Breitling Oil's vision for future of shale gas

Breitling Oil and Gas is one of the independent producers that have driven the shale revolution in the United States. Using “horizontal fracturing” techniques to break up deep shale formations and release hydrocarbons, they have brought about US self-sufficiency in natural gas and increased domestic crude production to a 14-year-high. Chris Faulkner, the chief executive of the Texas company, speaks about the state of the industry and Breitling’s ambitions.

How important have companies such as Breitling been in the shale boom in the US?

Let’s look at some stats and see if we can find an answer: during the past decade, mergers and poor economics have caused many small to medium-sized producers to depart the industry. However, in 2009 it was estimated that small producers still accounted for 85 per cent of the natural gas produced in the Lower Forty-eight states and 60 per cent of the oil production.

In 2007, the Independent Petroleum Association of America reported that independent producers develop 90 per cent of oil and gas wells in the US, producing 68 per cent of the oil and 82 per cent of the natural gas.

I would say they are extremely important and critical to shale and the industry as a whole.

It’s the small guy that has the gumption to get out there and try new things and explore in areas or in ways others thought was not possible.

What will keep you competitive? Aren’t you worried about large oil companies entering your US market space?

Competition is what drives every industry.
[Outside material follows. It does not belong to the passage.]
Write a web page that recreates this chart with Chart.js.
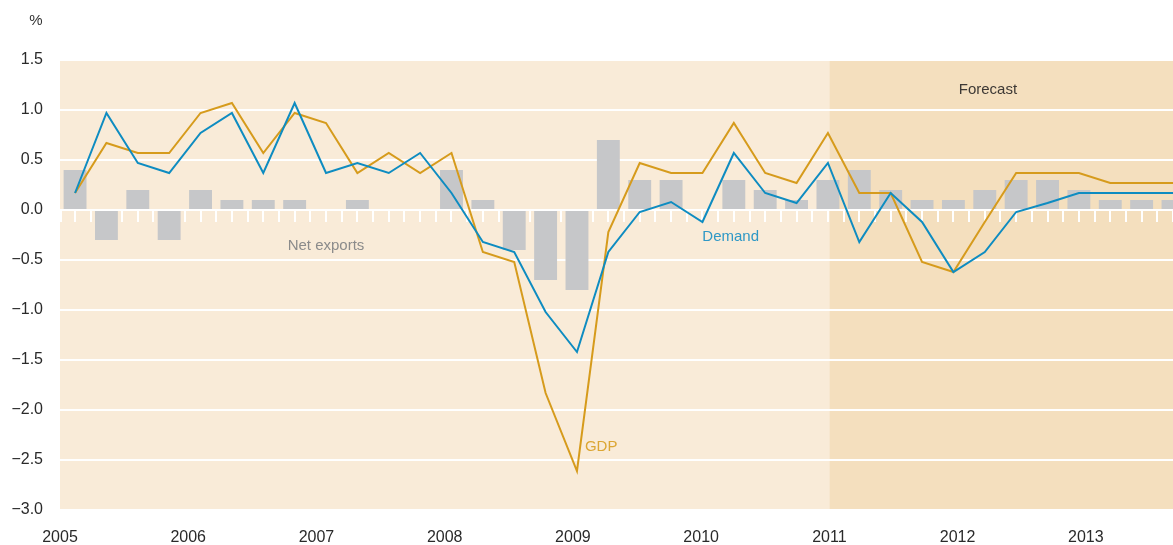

It’s what makes a company strive to be better.

Is the Gulf a target for overseas expansion?

It is. I believe the Middle East has huge unconventional potential. Reconnaissance and seismic data for the region are readily available due to decades of exploration in the area, saving companies millions, if not billions of dollars that would have been needed to do the same work. There are also a good number of pipelines here that, where geography and geology meet, can convey a premium to any unconventional oil production. As several countries begin to look for the oil shale opportunities, the unconventional story has the potential to be the biggest boom in the energy market in decades.

How do you assess the shale oil potential in the US?

I would easily say there is great potential for it to be a game changer. Let’s just look at the Bakken shale, for example. Oil production in the US portion of the Bakken [reservoir] went from 3,000 barrels per day [bpd] in 2005 to about 400,000 bpd now. US oil resources are proving to be much larger than previously thought, and this is directly related to shale oil. I think production from tight oil will increase to 3 million bpd … by 2020. However, even at those production numbers it would not be enough to wean the US from its foreign-oil dependence, with the nation’s current consumption habit of about 19 million bpd.

Are you concerned your profitability will be affected by ever-decreasing gas prices in the US?

No. We have always been an oil and liquids-focused company. Our current product mix is 81 per cent oil. However, even if we were hedged heavy in natgas, I would not be concerned.